_Problem statement_.
Copy out the data below as written; omit any images.

######

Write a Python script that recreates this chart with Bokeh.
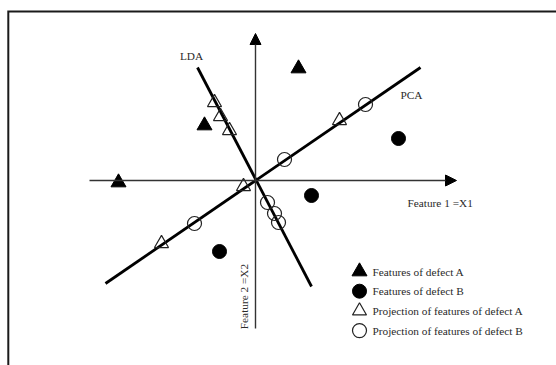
from bokeh.plotting import figure
from bokeh.models import Range1d, Arrow, NormalHead
from bokeh.core.properties import value
from bokeh.embed import file_html
from bokeh.resources import INLINE
import math

# ---- data (schematic feature space, origin at axes crossing) ----
featA_x = [4.3, -5.1, -13.7]
featA_y = [11.2, 5.5, -0.2]
featB_x = [14.3, 5.6, -3.6]
featB_y = [4.2, -1.5, -7.1]
projA_x = [-4.1, -3.5, -2.6, 8.4, -1.2, -9.4]
projA_y = [7.8, 6.4, 5.0, 6.0, -0.6, -6.3]
projB_x = [11.0, 2.9, -6.1, 1.2, 1.9, 2.3]
projB_y = [7.6, 2.1, -4.3, -2.2, -3.3, -4.2]
lda_x = [-5.8, 5.6]
lda_y = [11.3, -10.6]
pca_x = [-15.0, 16.5]
pca_y = [-10.3, 11.3]
legend_labels = ["Features of defect A", "Features of defect B",
                 "Projection of features of defect A", "Projection of features of defect B"]

SERIF = value("Liberation Serif")
TXT = "#2a2a2a"
FS = "11.3px"

X_LO, X_HI, Y_LO, Y_HI = -25.5, 30.1, -18.5, 18.0
p = figure(width=556, height=365, output_backend="svg", toolbar_location=None,
           x_range=Range1d(X_LO, X_HI), y_range=Range1d(Y_LO, Y_HI),
           min_border=0, outline_line_color=None)
p.axis.visible = False
p.grid.visible = False
p.background_fill_color = "white"
p.border_fill_color = "white"

# frame (left and top only, clean corner)
FL, FT = -24.72, 16.9
p.line([FL, FL, X_HI + 1], [Y_LO - 1, FT, FT], line_color="#1a1a1a", line_width=2,
       line_join="miter")

# feature axes with arrows
p.add_layout(Arrow(end=NormalHead(size=11, fill_color="black", line_color="black"),
                   x_start=-16.6, y_start=0, x_end=20.1, y_end=0,
                   line_color="#333333", line_width=1.4))
p.add_layout(Arrow(end=NormalHead(size=11, fill_color="black", line_color="black"),
                   x_start=0, y_start=-14.8, x_end=0, y_end=14.7,
                   line_color="#333333", line_width=1.4))

# LDA and PCA directions
p.line(lda_x, lda_y, line_color="black", line_width=2.8)
p.line(pca_x, pca_y, line_color="black", line_width=2.8)

# points
p.scatter(featA_x, featA_y, marker="triangle", size=15, fill_color="black", line_color="black")
p.scatter(featB_x, featB_y, marker="circle", size=14, fill_color="black", line_color="black")
p.scatter(projA_x, projA_y, marker="triangle", size=14, fill_alpha=0.0,
          line_color="#222222", line_width=1.2)
p.scatter(projB_x, projB_y, marker="circle", size=14, fill_alpha=0.0,
          line_color="#222222", line_width=1.2)

# labels
p.text(x=[-6.4], y=[12.5], text=["LDA"], text_font=SERIF, text_font_size=FS,
       text_color=TXT, text_align="center", text_baseline="middle")
p.text(x=[15.6], y=[8.6], text=["PCA"], text_font=SERIF, text_font_size=FS,
       text_color=TXT, text_align="center", text_baseline="middle")
p.text(x=[15.2], y=[-2.2], text=["Feature 1 =X1"], text_font=SERIF, text_font_size=FS,
       text_color=TXT, text_align="left", text_baseline="middle")
p.text(x=[-1.2], y=[-11.6], text=["Feature 2 =X2"], text_font=SERIF, text_font_size=FS,
       text_color=TXT, text_align="center", text_baseline="middle", angle=math.pi / 2)

# legend (manual)
lx, ly0, dy = 10.4, -9.1, -1.97
ly = [ly0 + i * dy for i in range(4)]
p.scatter([lx], [ly[0]], marker="triangle", size=15, fill_color="black", line_color="black")
p.scatter([lx], [ly[1]], marker="circle", size=14, fill_color="black", line_color="black")
p.scatter([lx], [ly[2]], marker="triangle", size=14, fill_alpha=0.0, line_color="#222222", line_width=1.2)
p.scatter([lx], [ly[3]], marker="circle", size=14, fill_alpha=0.0, line_color="#222222", line_width=1.2)
p.text(x=[lx + 1.3] * 4, y=ly, text=legend_labels, text_font=SERIF, text_font_size=FS,
       text_color=TXT, text_align="left", text_baseline="middle")

open("out.html", "w").write(file_html(p, INLINE))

######

_Exercise answer_.
Write a Python script that recreates this chart with Bokeh.
from bokeh.plotting import figure
from bokeh.models import Range1d, Arrow, NormalHead
from bokeh.core.properties import value
from bokeh.embed import file_html
from bokeh.resources import INLINE
import math

# ---- data (schematic feature space, origin at axes crossing) ----
featA_x = [4.3, -5.1, -13.7]
featA_y = [11.2, 5.5, -0.2]
featB_x = [14.3, 5.6, -3.6]
featB_y = [4.2, -1.5, -7.1]
projA_x = [-4.1, -3.5, -2.6, 8.4, -1.2, -9.4]
projA_y = [7.8, 6.4, 5.0, 6.0, -0.6, -6.3]
projB_x = [11.0, 2.9, -6.1, 1.2, 1.9, 2.3]
projB_y = [7.6, 2.1, -4.3, -2.2, -3.3, -4.2]
lda_x = [-5.8, 5.6]
lda_y = [11.3, -10.6]
pca_x = [-15.0, 16.5]
pca_y = [-10.3, 11.3]
legend_labels = ["Features of defect A", "Features of defect B",
                 "Projection of features of defect A", "Projection of features of defect B"]

SERIF = value("Liberation Serif")
TXT = "#2a2a2a"
FS = "11.3px"

X_LO, X_HI, Y_LO, Y_HI = -25.5, 30.1, -18.5, 18.0
p = figure(width=556, height=365, output_backend="svg", toolbar_location=None,
           x_range=Range1d(X_LO, X_HI), y_range=Range1d(Y_LO, Y_HI),
           min_border=0, outline_line_color=None)
p.axis.visible = False
p.grid.visible = False
p.background_fill_color = "white"
p.border_fill_color = "white"

# frame (left and top only, clean corner)
FL, FT = -24.72, 16.9
p.line([FL, FL, X_HI + 1], [Y_LO - 1, FT, FT], line_color="#1a1a1a", line_width=2,
       line_join="miter")

# feature axes with arrows
p.add_layout(Arrow(end=NormalHead(size=11, fill_color="black", line_color="black"),
                   x_start=-16.6, y_start=0, x_end=20.1, y_end=0,
                   line_color="#333333", line_width=1.4))
p.add_layout(Arrow(end=NormalHead(size=11, fill_color="black", line_color="black"),
                   x_start=0, y_start=-14.8, x_end=0, y_end=14.7,
                   line_color="#333333", line_width=1.4))

# LDA and PCA directions
p.line(lda_x, lda_y, line_color="black", line_width=2.8)
p.line(pca_x, pca_y, line_color="black", line_width=2.8)

# points
p.scatter(featA_x, featA_y, marker="triangle", size=15, fill_color="black", line_color="black")
p.scatter(featB_x, featB_y, marker="circle", size=14, fill_color="black", line_color="black")
p.scatter(projA_x, projA_y, marker="triangle", size=14, fill_alpha=0.0,
          line_color="#222222", line_width=1.2)
p.scatter(projB_x, projB_y, marker="circle", size=14, fill_alpha=0.0,
          line_color="#222222", line_width=1.2)

# labels
p.text(x=[-6.4], y=[12.5], text=["LDA"], text_font=SERIF, text_font_size=FS,
       text_color=TXT, text_align="center", text_baseline="middle")
p.text(x=[15.6], y=[8.6], text=["PCA"], text_font=SERIF, text_font_size=FS,
       text_color=TXT, text_align="center", text_baseline="middle")
p.text(x=[15.2], y=[-2.2], text=["Feature 1 =X1"], text_font=SERIF, text_font_size=FS,
       text_color=TXT, text_align="left", text_baseline="middle")
p.text(x=[-1.2], y=[-11.6], text=["Feature 2 =X2"], text_font=SERIF, text_font_size=FS,
       text_color=TXT, text_align="center", text_baseline="middle", angle=math.pi / 2)

# legend (manual)
lx, ly0, dy = 10.4, -9.1, -1.97
ly = [ly0 + i * dy for i in range(4)]
p.scatter([lx], [ly[0]], marker="triangle", size=15, fill_color="black", line_color="black")
p.scatter([lx], [ly[1]], marker="circle", size=14, fill_color="black", line_color="black")
p.scatter([lx], [ly[2]], marker="triangle", size=14, fill_alpha=0.0, line_color="#222222", line_width=1.2)
p.scatter([lx], [ly[3]], marker="circle", size=14, fill_alpha=0.0, line_color="#222222", line_width=1.2)
p.text(x=[lx + 1.3] * 4, y=ly, text=legend_labels, text_font=SERIF, text_font_size=FS,
       text_color=TXT, text_align="left", text_baseline="middle")

open("out.html", "w").write(file_html(p, INLINE))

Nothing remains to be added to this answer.